“When in the evening I descended from the mountain, a man, whom I had pleased with a trifling gift, met me, bringing with him hot roasted bananas, a pine-apple, and cocoa-nuts. After walking under a burning sun, I do not know anything more delicious than the milk of a young cocoa-nut. Pine-apples are here so abundant that the people eat them in the same wasteful manner as we might turnips.”
- Charles Darwin, The Voyage of the Beagle (published in 1839 as Journal and Remarks)
Charles Robert Darwin (1809 – 1882): influential evolutionary biologist and… ardent foodie? While studying at Cambridge, Darwin formed and presided over the Glutton Club (occasionally referred to as “The Gourmet Club”), a group that met weekly to dine on all sorts of rare delicacies: one member, whose account appears in Darwin’s son’s Life and Letters of Charles Darwin, describes meals of “birds and beasts which were before unknown to human palate.” The group feasted on hawk, bittern, and an old brown owl; meetings generally ended with wild games of Blackjack and too much Port wine.
At Cambridge, Darwin also met and befriended a professor of botany named John Stevens Henslow; when Captain Robert Fitzroy sought Henslow’s recommendation for a naturalist to accompany him on the second voyage of the H.M.S. Beagle, the professor suggested his young protégé. For five years, Darwin explored and collected artifacts along the coast of South America, the Galapagos islands, and the Pacific coral reefs. He never abandoned his gustatory curiosity, however, and while aboard the Beagle, he dined on rarities like armadillo and an unidentified rodent (declared the greatest meat he’d ever tasted). Darwin read voraciously during this period, including the geologist Charles Lyell’s book, Principles of Geology, which suggested that gradual changes over long periods of time shaped the world rather than great catastrophes. This notion greatly influenced Darwin: a few years after the Beagle voyage, he began to put forth his theory that species evolve over time.
By the end of the nineteenth century, Darwin’s theory of evolution provided one of the most plausible alternatives to the biblical account of creation. Darwin’s concept of natural selection was inherently random: well-adapted specimens do tend to survive in their local environment, but chance ultimately dictates the development of a species, with no particular “goal” or purpose guiding nature or civilization. Unfortunately, his theories were adopted and bastardized by “social Darwinists” who suggested that the competition between race, class or nationality was somehow “natural” and thus justified the extermination of populations deemed less “fit” (the phrase “survival of the fittest” was not even coined by Darwin).
It has been a crazy couple of weeks. I’m teaching a couple of writing courses and continuing work on my dissertation. On top of that, my husband and I decided to launch blindly into a full-scale kitchen renovation. Two weeks later, we have newly painted walls and cabinets, and plans for new countertops are in the works. This, of course, means that our kitchen is a disaster zone: yesterday, it took me a full hour to scrub little flecks of paint off of my marble pastry board.

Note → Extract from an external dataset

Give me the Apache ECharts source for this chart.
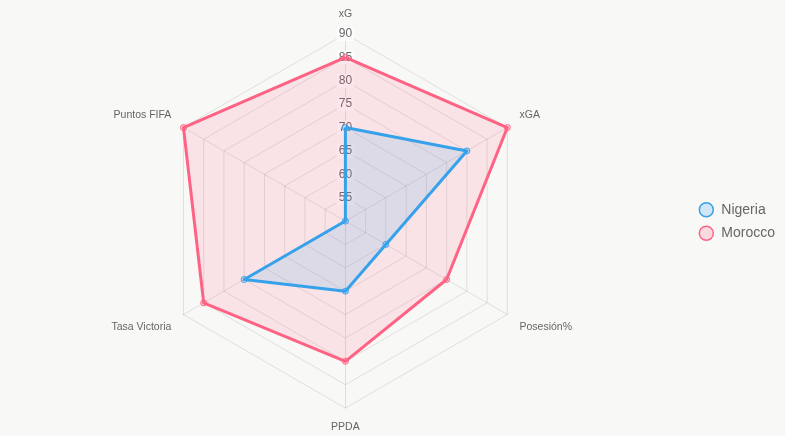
<!DOCTYPE html>
<html>
<head>
<meta charset="utf-8">
<script src="https://cdn.jsdelivr.net/npm/echarts@6/dist/echarts.min.js"></script>
<style>
  html, body { margin: 0; padding: 0; background: #f8f8f7; }
  #chart { width: 785px; height: 436px; }
</style>
</head>
<body>
<div id="chart"></div>
<script>
// radar axes, clockwise from the top
const indicators = ['xG', 'xGA', 'Posesión%', 'PPDA', 'Tasa Victoria', 'Puntos FIFA']
const scaleMin = 50
const scaleMax = 90

const teams = ['Nigeria', 'Morocco']
const nigeria = [70, 80, 60, 65, 75, 50]
const morocco = [85, 90, 75, 80, 85, 90]

const lineColors = { Nigeria: '#36a2eb', Morocco: '#ff6384' }
const fillColors = { Nigeria: 'rgba(54,162,235,0.2)', Morocco: 'rgba(255,99,132,0.2)' }
const font = 'Liberation Sans, Arial, sans-serif'

// echarts lays radar axes out counter-clockwise, so flip the order (keep the top one first)
const order = [0, 5, 4, 3, 2, 1]
const reorder = arr => order.map(i => arr[i])

// upper labels sit above their point, lower ones below (like chart.js)
const nameAlign = ['bottom', 'bottom', 'top', 'top', 'top', 'bottom']

const chart = echarts.init(document.getElementById('chart'))

function makeSeries(name, values) {
  return {
    type: 'radar',
    name: name,
    symbol: 'circle',
    symbolSize: 6,
    data: [{ name: name, value: reorder(values) }],
    lineStyle: { color: lineColors[name], width: 3 },
    areaStyle: { color: fillColors[name] },
    itemStyle: { color: fillColors[name], borderColor: lineColors[name], borderWidth: 1 }
  }
}

chart.setOption({
  backgroundColor: '#f8f8f7',
  animation: false,
  legend: {
    data: teams.map(t => ({
      name: t,
      itemStyle: { color: fillColors[t], borderColor: lineColors[t], borderWidth: 1.5 }
    })),
    orient: 'vertical',
    right: 5,
    top: 197,
    icon: 'circle',
    itemWidth: 14,
    itemHeight: 14,
    itemGap: 8,
    textStyle: { color: '#666', fontSize: 14, fontFamily: font, padding: [0, 0, 0, 3] }
  },
  radar: {
    center: ['44%', '50.7%'],
    radius: 187,
    shape: 'polygon',
    splitNumber: 8,
    nameGap: 14,
    axisName: { color: '#666', fontSize: 10.5, fontFamily: font },
    axisLine: { lineStyle: { color: 'rgba(0,0,0,0.1)' } },
    splitLine: { lineStyle: { color: 'rgba(0,0,0,0.1)' } },
    splitArea: { show: false },
    axisLabel: { show: false },
    indicator: reorder(indicators.map((name, i) => {
      const ind = {
        name: name, min: scaleMin, max: scaleMax,
        nameTextStyle: { verticalAlign: nameAlign[i] }
      }
      if (i === 0) {
        ind.axisLabel = {
          show: true,
          showMinLabel: false,
          align: 'center',
          verticalAlign: 'middle',
          margin: 0,
          color: '#666',
          fontSize: 12,
          fontFamily: font,
          backgroundColor: 'rgba(255,255,255,0.75)',
          padding: [1, 2]
        }
      }
      return ind
    }))
  },
  series: [makeSeries('Morocco', morocco), makeSeries('Nigeria', nigeria)]
})
</script>
</body>
</html>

Brownies last week, and this week, blondies: banana walnut blondies topped with a layer of dark chocolate, to be exact. I used Deb of Smitten Kitchen’s infinitely adaptable blondie recipe (adapted from a recipe found here) with an added half cup of banana and a handful of black walnut halves for the blondie portion, and boy are they tasty (no doubt due in part to the full stick of butter that goes into a fairly small batch of blondie mix). A challenging rosy apple tart, this is not: as you can see, the ingredients are all tossed into and mixed up in one bowl. Easy to make, easy to eat.